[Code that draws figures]
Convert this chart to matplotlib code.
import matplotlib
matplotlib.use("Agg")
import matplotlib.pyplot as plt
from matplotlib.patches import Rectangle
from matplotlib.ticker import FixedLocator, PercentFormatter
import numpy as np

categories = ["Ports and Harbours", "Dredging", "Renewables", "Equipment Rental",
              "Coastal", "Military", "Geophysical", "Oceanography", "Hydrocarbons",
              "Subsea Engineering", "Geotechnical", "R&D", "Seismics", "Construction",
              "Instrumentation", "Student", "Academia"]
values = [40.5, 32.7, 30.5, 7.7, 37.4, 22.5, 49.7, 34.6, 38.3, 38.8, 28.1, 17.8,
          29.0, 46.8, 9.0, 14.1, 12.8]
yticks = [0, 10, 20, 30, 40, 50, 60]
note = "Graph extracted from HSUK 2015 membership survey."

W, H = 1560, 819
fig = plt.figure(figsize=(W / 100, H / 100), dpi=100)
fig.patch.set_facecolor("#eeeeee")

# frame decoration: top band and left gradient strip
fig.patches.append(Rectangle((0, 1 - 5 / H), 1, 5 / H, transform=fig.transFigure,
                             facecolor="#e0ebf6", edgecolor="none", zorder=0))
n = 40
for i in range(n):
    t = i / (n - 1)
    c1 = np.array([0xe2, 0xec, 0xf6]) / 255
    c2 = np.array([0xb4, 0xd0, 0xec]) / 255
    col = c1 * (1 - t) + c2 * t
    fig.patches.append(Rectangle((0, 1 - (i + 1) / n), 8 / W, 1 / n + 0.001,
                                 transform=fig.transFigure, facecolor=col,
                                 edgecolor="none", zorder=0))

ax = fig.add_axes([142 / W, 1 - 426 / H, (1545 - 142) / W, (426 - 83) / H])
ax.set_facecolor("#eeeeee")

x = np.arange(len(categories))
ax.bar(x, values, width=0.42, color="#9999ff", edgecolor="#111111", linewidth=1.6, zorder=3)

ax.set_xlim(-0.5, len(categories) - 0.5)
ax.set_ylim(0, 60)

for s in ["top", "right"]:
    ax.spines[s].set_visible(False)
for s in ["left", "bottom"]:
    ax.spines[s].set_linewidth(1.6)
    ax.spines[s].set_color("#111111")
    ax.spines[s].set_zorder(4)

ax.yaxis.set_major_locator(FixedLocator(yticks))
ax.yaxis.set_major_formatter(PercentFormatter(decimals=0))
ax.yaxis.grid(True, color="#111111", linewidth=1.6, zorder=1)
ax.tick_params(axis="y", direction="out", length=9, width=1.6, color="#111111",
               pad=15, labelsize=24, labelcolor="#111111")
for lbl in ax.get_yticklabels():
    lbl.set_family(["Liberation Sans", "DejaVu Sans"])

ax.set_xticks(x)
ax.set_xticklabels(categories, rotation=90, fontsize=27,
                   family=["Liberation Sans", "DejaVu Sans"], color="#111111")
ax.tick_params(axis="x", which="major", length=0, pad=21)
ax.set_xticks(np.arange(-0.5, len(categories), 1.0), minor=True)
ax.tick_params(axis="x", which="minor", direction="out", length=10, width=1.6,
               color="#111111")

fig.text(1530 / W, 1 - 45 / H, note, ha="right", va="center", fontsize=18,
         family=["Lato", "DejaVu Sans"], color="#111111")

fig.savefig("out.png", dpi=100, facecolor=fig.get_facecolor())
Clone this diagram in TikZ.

# Stated goal
Using the data above, restate word for word the lines from its opening line through the line that contains "ax.spines[s].set_zorder(4)", and no more.

# Expected output
Convert this chart to matplotlib code.
import matplotlib
matplotlib.use("Agg")
import matplotlib.pyplot as plt
from matplotlib.patches import Rectangle
from matplotlib.ticker import FixedLocator, PercentFormatter
import numpy as np

categories = ["Ports and Harbours", "Dredging", "Renewables", "Equipment Rental",
              "Coastal", "Military", "Geophysical", "Oceanography", "Hydrocarbons",
              "Subsea Engineering", "Geotechnical", "R&D", "Seismics", "Construction",
              "Instrumentation", "Student", "Academia"]
values = [40.5, 32.7, 30.5, 7.7, 37.4, 22.5, 49.7, 34.6, 38.3, 38.8, 28.1, 17.8,
          29.0, 46.8, 9.0, 14.1, 12.8]
yticks = [0, 10, 20, 30, 40, 50, 60]
note = "Graph extracted from HSUK 2015 membership survey."

W, H = 1560, 819
fig = plt.figure(figsize=(W / 100, H / 100), dpi=100)
fig.patch.set_facecolor("#eeeeee")

# frame decoration: top band and left gradient strip
fig.patches.append(Rectangle((0, 1 - 5 / H), 1, 5 / H, transform=fig.transFigure,
                             facecolor="#e0ebf6", edgecolor="none", zorder=0))
n = 40
for i in range(n):
    t = i / (n - 1)
    c1 = np.array([0xe2, 0xec, 0xf6]) / 255
    c2 = np.array([0xb4, 0xd0, 0xec]) / 255
    col = c1 * (1 - t) + c2 * t
    fig.patches.append(Rectangle((0, 1 - (i + 1) / n), 8 / W, 1 / n + 0.001,
                                 transform=fig.transFigure, facecolor=col,
                                 edgecolor="none", zorder=0))

ax = fig.add_axes([142 / W, 1 - 426 / H, (1545 - 142) / W, (426 - 83) / H])
ax.set_facecolor("#eeeeee")

x = np.arange(len(categories))
ax.bar(x, values, width=0.42, color="#9999ff", edgecolor="#111111", linewidth=1.6, zorder=3)

ax.set_xlim(-0.5, len(categories) - 0.5)
ax.set_ylim(0, 60)

for s in ["top", "right"]:
    ax.spines[s].set_visible(False)
for s in ["left", "bottom"]:
    ax.spines[s].set_linewidth(1.6)
    ax.spines[s].set_color("#111111")
    ax.spines[s].set_zorder(4)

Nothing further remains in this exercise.